• WRITTEN REQUEST
Repeat the span of the entries below that starts at the line with "Rebuild this chart" and ends at the line with "41.67, 41.52, 41.40, 41.28, 41.06, 39.98]", nothing more. Skip the pictures.

• • • • • • •

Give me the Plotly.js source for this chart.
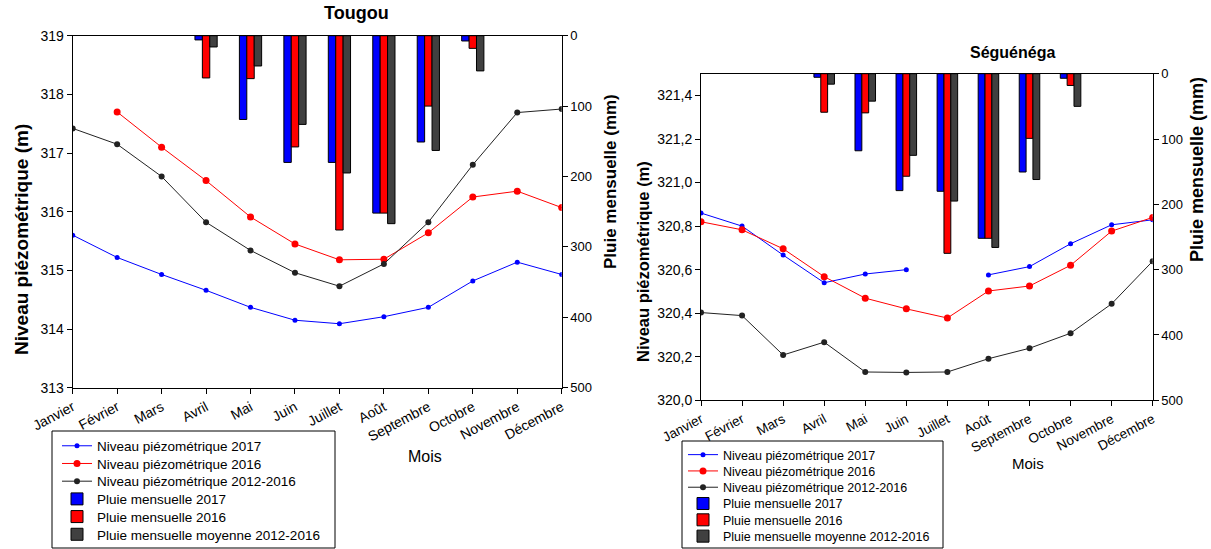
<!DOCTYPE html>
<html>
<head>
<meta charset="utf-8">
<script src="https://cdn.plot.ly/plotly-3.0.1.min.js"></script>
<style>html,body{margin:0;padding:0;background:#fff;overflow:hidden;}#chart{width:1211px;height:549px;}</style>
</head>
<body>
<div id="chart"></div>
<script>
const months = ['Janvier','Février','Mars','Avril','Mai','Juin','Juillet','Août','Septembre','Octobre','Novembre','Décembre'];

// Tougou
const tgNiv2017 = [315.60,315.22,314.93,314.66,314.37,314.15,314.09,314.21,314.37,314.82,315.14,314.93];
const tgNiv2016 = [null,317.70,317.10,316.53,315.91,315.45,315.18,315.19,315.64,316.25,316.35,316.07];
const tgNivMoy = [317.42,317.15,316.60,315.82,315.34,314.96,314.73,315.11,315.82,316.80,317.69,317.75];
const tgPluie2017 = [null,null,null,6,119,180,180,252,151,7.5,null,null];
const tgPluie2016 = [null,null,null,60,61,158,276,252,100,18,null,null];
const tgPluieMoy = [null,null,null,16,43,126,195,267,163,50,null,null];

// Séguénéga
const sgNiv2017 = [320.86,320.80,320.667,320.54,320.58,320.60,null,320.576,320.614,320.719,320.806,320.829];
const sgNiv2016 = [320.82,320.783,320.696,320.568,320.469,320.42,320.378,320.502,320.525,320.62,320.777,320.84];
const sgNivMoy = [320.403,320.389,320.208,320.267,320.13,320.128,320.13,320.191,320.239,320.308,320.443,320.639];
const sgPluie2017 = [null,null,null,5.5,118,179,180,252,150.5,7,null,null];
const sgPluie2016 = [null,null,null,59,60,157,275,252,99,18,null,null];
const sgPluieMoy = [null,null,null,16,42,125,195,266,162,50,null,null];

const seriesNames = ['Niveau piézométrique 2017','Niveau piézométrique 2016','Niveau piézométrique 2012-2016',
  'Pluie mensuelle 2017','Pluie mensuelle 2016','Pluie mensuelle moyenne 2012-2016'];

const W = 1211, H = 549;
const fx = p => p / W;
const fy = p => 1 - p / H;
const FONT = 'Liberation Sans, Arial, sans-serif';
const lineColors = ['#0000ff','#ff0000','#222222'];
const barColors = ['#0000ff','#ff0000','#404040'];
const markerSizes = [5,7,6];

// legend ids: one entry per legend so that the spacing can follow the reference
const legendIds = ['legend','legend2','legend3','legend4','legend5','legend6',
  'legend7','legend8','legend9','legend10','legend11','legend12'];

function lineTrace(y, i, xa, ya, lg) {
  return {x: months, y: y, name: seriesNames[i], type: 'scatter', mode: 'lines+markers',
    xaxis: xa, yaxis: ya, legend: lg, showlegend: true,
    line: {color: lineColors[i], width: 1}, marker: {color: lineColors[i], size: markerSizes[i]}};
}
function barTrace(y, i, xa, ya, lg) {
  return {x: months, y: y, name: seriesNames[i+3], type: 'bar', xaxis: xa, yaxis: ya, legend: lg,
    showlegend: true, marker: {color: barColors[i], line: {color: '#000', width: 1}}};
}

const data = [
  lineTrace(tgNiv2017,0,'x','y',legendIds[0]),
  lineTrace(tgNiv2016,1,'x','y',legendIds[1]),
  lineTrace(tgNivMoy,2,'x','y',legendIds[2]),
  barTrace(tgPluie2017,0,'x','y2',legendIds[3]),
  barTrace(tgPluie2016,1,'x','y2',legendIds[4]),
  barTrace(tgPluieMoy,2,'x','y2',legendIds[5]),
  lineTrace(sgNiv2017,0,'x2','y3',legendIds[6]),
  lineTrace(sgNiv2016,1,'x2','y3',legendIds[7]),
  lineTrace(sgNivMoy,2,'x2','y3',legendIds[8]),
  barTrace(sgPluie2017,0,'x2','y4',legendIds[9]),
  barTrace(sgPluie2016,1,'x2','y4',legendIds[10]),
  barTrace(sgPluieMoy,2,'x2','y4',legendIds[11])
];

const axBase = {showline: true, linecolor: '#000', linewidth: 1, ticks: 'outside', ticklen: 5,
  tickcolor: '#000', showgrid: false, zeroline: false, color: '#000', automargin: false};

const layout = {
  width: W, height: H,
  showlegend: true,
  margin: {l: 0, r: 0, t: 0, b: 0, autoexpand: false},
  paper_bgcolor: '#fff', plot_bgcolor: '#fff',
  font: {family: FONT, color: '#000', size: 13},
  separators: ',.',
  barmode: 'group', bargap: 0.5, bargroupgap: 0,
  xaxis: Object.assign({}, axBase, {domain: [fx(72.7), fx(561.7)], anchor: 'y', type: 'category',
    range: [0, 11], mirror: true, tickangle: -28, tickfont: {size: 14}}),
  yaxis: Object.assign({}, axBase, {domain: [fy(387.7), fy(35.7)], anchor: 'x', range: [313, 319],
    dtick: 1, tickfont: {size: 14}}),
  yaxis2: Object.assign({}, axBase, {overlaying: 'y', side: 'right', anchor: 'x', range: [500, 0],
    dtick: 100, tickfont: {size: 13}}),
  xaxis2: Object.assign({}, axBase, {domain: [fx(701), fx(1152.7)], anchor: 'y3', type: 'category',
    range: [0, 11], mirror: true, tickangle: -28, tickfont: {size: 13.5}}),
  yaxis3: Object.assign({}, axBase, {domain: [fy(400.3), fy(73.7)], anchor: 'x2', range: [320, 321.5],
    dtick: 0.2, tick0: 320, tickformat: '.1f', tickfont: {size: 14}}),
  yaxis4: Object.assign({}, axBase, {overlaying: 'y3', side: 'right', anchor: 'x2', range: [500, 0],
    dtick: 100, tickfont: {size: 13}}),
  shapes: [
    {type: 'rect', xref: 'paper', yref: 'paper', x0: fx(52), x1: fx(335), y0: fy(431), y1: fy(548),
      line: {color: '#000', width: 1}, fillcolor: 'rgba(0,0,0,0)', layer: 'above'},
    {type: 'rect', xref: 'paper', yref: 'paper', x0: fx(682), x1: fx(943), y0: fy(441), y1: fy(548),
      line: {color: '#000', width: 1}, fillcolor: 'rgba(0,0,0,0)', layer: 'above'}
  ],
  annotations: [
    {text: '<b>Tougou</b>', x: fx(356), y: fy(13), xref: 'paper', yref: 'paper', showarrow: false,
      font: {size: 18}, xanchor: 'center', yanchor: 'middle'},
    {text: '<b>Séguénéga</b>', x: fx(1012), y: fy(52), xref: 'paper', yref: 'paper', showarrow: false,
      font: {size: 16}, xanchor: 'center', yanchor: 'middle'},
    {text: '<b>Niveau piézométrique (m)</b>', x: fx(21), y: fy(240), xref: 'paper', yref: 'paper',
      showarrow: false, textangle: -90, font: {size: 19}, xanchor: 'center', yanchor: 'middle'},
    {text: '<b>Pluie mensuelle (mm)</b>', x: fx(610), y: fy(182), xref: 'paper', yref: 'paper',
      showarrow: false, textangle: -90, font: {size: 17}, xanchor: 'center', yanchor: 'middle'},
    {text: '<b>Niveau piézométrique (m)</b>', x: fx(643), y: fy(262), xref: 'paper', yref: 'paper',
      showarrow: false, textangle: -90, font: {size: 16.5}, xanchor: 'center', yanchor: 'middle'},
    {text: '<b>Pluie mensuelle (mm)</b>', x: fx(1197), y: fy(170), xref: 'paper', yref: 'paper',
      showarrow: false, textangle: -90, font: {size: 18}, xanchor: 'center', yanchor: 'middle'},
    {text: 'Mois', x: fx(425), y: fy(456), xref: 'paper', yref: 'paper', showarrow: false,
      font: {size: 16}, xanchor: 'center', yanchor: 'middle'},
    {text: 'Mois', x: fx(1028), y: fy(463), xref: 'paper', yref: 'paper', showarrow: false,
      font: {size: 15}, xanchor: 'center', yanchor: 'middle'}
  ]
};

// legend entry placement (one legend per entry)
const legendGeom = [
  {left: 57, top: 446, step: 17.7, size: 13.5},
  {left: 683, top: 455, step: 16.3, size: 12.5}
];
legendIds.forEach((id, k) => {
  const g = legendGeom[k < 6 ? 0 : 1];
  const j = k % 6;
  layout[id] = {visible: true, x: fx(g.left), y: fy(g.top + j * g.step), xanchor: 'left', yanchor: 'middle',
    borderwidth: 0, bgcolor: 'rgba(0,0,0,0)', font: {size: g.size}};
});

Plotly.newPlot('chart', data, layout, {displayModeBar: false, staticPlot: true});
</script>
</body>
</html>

• • • • • • •

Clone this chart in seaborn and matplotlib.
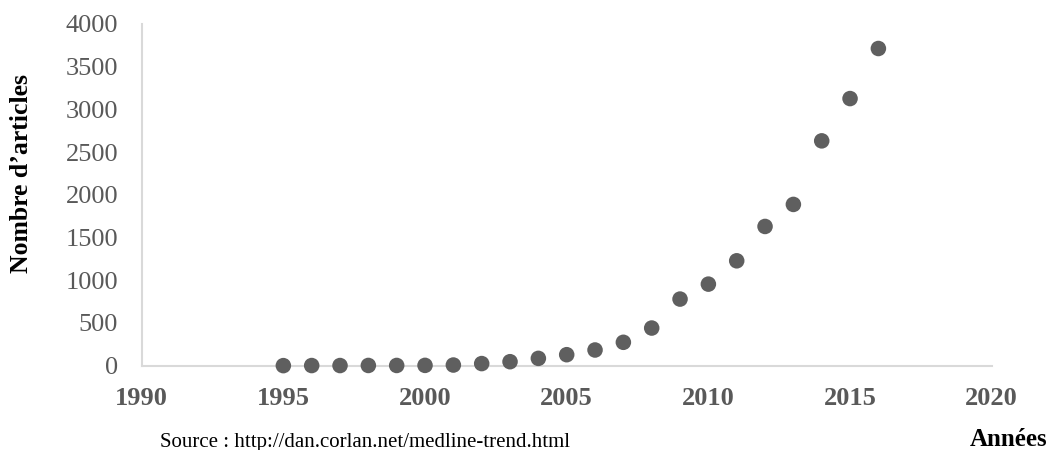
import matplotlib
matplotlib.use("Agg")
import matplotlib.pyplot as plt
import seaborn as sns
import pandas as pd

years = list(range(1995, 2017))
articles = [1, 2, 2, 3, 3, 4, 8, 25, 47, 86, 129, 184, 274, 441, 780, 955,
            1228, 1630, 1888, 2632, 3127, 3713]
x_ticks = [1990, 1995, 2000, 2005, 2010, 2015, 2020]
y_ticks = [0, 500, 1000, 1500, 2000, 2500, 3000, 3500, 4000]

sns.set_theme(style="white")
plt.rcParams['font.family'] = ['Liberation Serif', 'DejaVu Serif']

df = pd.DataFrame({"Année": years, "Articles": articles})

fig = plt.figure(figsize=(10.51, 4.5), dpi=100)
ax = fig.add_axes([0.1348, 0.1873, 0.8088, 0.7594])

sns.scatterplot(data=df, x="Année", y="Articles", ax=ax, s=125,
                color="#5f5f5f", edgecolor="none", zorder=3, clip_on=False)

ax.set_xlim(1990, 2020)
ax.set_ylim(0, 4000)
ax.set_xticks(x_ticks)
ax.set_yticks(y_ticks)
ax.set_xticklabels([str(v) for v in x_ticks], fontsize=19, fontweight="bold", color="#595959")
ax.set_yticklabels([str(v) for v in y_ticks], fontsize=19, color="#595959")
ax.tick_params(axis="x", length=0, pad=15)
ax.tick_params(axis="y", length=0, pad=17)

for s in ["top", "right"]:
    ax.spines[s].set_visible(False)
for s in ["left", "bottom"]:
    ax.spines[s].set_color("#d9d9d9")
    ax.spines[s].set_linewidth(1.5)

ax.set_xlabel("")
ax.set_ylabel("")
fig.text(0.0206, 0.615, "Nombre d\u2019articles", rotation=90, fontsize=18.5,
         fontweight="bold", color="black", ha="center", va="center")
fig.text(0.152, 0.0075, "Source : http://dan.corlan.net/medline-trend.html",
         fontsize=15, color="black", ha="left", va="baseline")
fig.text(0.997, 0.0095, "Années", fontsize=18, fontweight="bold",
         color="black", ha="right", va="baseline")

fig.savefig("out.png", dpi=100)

• • • • • • •

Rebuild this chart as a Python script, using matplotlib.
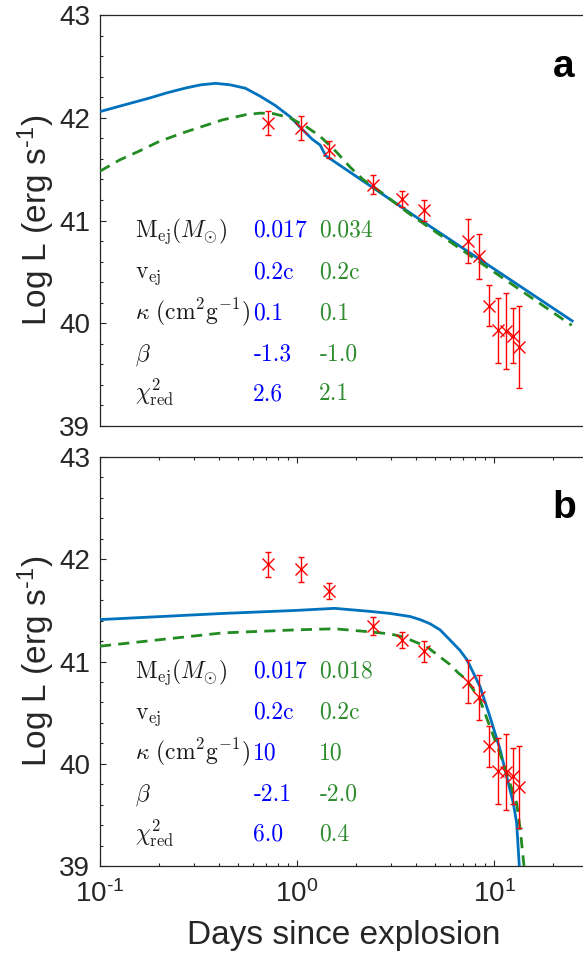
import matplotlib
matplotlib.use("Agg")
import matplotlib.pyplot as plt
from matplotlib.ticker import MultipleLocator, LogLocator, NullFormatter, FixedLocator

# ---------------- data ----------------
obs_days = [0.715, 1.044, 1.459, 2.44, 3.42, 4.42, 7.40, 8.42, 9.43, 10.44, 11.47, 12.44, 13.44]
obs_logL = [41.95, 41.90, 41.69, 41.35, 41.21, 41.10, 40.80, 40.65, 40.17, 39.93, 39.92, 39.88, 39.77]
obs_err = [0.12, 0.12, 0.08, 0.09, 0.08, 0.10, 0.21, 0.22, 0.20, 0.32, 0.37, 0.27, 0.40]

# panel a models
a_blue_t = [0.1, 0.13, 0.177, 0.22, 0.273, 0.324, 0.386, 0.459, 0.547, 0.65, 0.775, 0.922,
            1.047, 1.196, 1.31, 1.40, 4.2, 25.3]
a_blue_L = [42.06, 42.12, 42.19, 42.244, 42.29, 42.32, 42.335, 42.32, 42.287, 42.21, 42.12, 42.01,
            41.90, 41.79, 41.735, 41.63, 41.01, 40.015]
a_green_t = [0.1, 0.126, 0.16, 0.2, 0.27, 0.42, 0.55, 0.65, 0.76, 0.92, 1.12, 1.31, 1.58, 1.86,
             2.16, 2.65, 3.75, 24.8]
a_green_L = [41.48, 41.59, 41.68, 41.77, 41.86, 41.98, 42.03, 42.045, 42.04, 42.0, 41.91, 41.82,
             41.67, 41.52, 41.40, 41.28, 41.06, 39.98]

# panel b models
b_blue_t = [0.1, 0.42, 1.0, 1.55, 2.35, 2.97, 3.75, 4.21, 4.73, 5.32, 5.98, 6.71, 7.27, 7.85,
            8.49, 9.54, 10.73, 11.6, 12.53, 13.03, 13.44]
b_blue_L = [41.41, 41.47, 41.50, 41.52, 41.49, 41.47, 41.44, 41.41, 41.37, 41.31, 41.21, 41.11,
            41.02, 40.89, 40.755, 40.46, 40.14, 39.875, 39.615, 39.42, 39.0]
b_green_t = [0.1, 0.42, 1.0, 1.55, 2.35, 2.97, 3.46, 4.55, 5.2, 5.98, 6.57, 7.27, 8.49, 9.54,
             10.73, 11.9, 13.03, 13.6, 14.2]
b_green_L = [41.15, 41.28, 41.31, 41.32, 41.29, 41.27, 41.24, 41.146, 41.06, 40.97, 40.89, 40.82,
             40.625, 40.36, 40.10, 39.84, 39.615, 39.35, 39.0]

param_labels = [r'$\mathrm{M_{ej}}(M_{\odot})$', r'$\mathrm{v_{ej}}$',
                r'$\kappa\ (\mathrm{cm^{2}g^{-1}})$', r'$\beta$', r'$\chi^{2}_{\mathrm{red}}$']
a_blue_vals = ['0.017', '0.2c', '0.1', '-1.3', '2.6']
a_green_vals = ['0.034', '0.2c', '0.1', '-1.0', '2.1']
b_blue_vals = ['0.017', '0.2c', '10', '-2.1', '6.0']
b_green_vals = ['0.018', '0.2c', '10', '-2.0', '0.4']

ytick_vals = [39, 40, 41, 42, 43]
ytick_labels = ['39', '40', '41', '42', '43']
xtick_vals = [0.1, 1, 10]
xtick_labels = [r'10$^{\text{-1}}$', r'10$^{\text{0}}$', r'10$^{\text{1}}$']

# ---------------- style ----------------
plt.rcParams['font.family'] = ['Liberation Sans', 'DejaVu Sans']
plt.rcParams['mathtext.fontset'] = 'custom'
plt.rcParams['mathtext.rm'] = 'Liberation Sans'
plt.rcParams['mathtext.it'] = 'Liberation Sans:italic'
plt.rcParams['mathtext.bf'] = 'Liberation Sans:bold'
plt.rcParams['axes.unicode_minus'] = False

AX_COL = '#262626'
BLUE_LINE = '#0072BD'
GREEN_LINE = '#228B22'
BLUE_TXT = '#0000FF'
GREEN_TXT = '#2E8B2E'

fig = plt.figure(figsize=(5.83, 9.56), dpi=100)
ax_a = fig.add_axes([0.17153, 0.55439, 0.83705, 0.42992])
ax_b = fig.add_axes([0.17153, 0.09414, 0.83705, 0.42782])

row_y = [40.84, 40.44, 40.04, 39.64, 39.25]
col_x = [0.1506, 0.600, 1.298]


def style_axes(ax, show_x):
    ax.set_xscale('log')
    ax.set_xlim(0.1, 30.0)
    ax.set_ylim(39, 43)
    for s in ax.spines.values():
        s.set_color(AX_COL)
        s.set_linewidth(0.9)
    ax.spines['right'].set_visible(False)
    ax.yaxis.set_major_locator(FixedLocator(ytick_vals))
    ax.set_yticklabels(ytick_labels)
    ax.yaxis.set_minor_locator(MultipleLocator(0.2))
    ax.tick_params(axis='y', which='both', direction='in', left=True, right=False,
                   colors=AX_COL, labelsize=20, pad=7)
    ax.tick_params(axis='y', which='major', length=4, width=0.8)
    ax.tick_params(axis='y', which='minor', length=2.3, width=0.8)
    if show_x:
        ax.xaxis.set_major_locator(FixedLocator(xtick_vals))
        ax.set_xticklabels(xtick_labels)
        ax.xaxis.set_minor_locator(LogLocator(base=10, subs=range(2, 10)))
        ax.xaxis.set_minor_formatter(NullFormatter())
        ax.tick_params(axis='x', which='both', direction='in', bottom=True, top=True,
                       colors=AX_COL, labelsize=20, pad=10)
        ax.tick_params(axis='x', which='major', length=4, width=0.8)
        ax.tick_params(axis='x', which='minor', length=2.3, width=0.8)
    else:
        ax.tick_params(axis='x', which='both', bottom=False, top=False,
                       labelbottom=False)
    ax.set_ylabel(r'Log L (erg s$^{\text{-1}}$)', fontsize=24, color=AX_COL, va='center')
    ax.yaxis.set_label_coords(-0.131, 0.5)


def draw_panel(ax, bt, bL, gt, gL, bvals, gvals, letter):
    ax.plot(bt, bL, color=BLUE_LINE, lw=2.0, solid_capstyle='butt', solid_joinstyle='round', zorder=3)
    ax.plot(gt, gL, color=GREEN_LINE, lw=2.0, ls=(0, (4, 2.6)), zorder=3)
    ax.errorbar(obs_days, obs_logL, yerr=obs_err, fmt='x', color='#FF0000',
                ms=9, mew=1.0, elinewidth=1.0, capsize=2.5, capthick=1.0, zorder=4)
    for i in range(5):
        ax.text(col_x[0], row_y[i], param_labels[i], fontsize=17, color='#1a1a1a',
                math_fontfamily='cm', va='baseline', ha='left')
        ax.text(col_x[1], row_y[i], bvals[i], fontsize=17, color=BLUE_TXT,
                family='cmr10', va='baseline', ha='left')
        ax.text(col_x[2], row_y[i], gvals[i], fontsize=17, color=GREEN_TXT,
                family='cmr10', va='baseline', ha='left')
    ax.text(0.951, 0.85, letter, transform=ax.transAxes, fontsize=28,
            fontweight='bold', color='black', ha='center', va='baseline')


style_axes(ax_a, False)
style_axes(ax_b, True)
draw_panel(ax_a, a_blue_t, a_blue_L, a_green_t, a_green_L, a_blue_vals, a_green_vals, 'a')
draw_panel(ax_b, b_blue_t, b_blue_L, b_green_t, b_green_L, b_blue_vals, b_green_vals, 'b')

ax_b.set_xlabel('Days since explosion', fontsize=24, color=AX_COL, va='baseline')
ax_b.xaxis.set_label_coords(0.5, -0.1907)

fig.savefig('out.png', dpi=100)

• • • • • • •

• IN RESPONSE
Rebuild this chart as a Python script, using matplotlib.
import matplotlib
matplotlib.use("Agg")
import matplotlib.pyplot as plt
from matplotlib.ticker import MultipleLocator, LogLocator, NullFormatter, FixedLocator

# ---------------- data ----------------
obs_days = [0.715, 1.044, 1.459, 2.44, 3.42, 4.42, 7.40, 8.42, 9.43, 10.44, 11.47, 12.44, 13.44]
obs_logL = [41.95, 41.90, 41.69, 41.35, 41.21, 41.10, 40.80, 40.65, 40.17, 39.93, 39.92, 39.88, 39.77]
obs_err = [0.12, 0.12, 0.08, 0.09, 0.08, 0.10, 0.21, 0.22, 0.20, 0.32, 0.37, 0.27, 0.40]

# panel a models
a_blue_t = [0.1, 0.13, 0.177, 0.22, 0.273, 0.324, 0.386, 0.459, 0.547, 0.65, 0.775, 0.922,
            1.047, 1.196, 1.31, 1.40, 4.2, 25.3]
a_blue_L = [42.06, 42.12, 42.19, 42.244, 42.29, 42.32, 42.335, 42.32, 42.287, 42.21, 42.12, 42.01,
            41.90, 41.79, 41.735, 41.63, 41.01, 40.015]
a_green_t = [0.1, 0.126, 0.16, 0.2, 0.27, 0.42, 0.55, 0.65, 0.76, 0.92, 1.12, 1.31, 1.58, 1.86,
             2.16, 2.65, 3.75, 24.8]
a_green_L = [41.48, 41.59, 41.68, 41.77, 41.86, 41.98, 42.03, 42.045, 42.04, 42.0, 41.91, 41.82,
             41.67, 41.52, 41.40, 41.28, 41.06, 39.98]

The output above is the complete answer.